While all dissociative disorders are characterized by an abnormal detachment from the sense of self or from one’s own memories or experiences, four distinct types of dissociation have been differentiated.

Dissociative Amnesia

This type of dissociative disorder involves sudden extensive memory loss after a traumatic event and is most frequently diagnosed in children. The patient with dissociative amnesia blocks out terror or extreme pain with an involuntary loss of memory. The memory loss involved may be all-encompassing general amnesia, localized amnesia surrounding a period of hours or days, selective amnesia where only certain parts of an event are remembered, or systematized amnesia where certain aspects of the past are blotted out, such as anything pertaining to a particular person.

Dissociative Fugue

A rare type of dissociative disorder, dissociative fugue involves physical escape from highly distressing events. Though temporary, this disorder causes patients to become confused about their own identities and to perhaps assume new ones. In this fugue state, during which they are unsure of who they are, they leave work, home or school and travel for days, weeks or months.

Dissociative Identity Disorder

Dissociative identity disorder was formerly known as multiple personality disorder. This disturbance involves assuming different identities to cope with unbearable stress. People with this disorder experience splits in their identity, feeling themselves to be inhabited by more than one self. They often report feeling the presence of others, or hearing the voices of others, inside their own minds.

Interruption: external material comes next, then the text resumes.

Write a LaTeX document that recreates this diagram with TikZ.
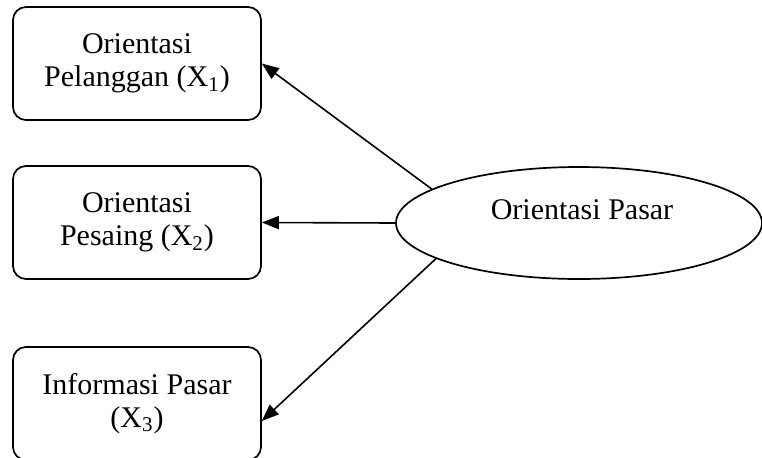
\documentclass[tikz,border=0pt]{standalone}
\usepackage{fontspec}
\setmainfont{Liberation Serif}
\usetikzlibrary{arrows.meta,shapes.geometric}
\begin{document}
\begin{tikzpicture}[x=0.5pt,y=-0.5pt,
  every node/.style={font=\fontsize{15pt}{16.5pt}\selectfont},
  dimbox/.style={draw,line width=0.85pt,rounded corners=6.5pt,
    minimum width=124pt,minimum height=56.5pt,align=center,inner sep=0pt},
  construct/.style={draw,ellipse,line width=0.85pt,
    minimum width=183pt,minimum height=56pt,inner sep=0pt},
  link/.style={line width=0.8pt,-{Triangle[length=8.5pt,width=6.5pt]}}]
  \clip (0,0) rectangle (762,457);
  % indicator boxes
  \node[dimbox] (b1) at (137,63.5) {Orientasi\\Pelanggan (X\textsubscript{1})};
  \node[dimbox] (b2) at (137,222.5) {Orientasi\\Pesaing (X\textsubscript{2})};
  \node[dimbox] (b3) at (137,403.5) {Informasi Pasar\\(X\textsubscript{3})};
  % latent construct
  \node[construct] (op) at (579,223) {};
  \node (opt) at (582,210) {Orientasi Pasar};
  % loadings
  \draw[link] (op.167) -- (b1.east);
  \draw[link] (op.west) -- (b2.east);
  \draw[link] (op.194.5) -- ([yshift=-8.75pt]b3.east);
\end{tikzpicture}
\end{document}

Depersonalization Disorder

Patients with depersonalization disorder feel outside of themselves, observing their own behavior from a distance. The sense of detachment may come and go over a period of years, interrupting daily life, interfering with work or relationships, and leading to delusional thinking.

Symptoms of Dissociative Disorders

Many patients with dissociative disorders may be disquieted by their symptoms without really understanding their cause. They may be aware that they are having serious psychiatric difficulties, but have trouble expressing precisely what their symptoms are. Symptoms may include:

  • Blurred sense of identity
  • Memory loss surrounding certain periods, events or individuals
  • Depression, anxiety, dread
  • Detachment or depersonalization
  • Sense that reality is distorted or unreal
  • Inexplicable loss of periods of time

These symptoms are serious and require treatment since untreated they are life-threatening and may eventually result in suicide.

Diagnosis of Dissociative Disorders

Dissociative disorders are diagnosed and differentiated according to criteria spelled out in the Diagnostic and Statistical Manual of Mental Disorders (DMS), published by the American Psychiatric Association. In order for a positive diagnosis, the symptoms must be found not to be explicable as the result of prescription medication, substance abuse, or an underlying medical condition, such as temporal lobe epilepsy.

Treatment of Dissociative Disorders

Once a patient is diagnosed as suffering from a dissociative disorder, several treatment options are available, both to alleviate distressing symptoms and to undercover the causative trauma. These treatments include:

  • Psychotherapy
  • Cognitive therapy
  • Hypnosis
  • Art therapy
  • Medications for symptom relief, such as tranquilizers or antidepressants

Prevention of Dissociative Disorders

Early intervention involving counseling or psychotherapy after a traumatic event can sometimes help to prevent the formation of a dissociative disorder. It is considered healthy for the patient to deal with the trauma as soon after its occurrence as possible. In children, this can be achieved through play therapy or art therapy, rather than explicit discussion. For adults, too, it may be best for therapists to help the patient confront the trauma indirectly through hypnosis or art therapy in order to avoid retraumatization.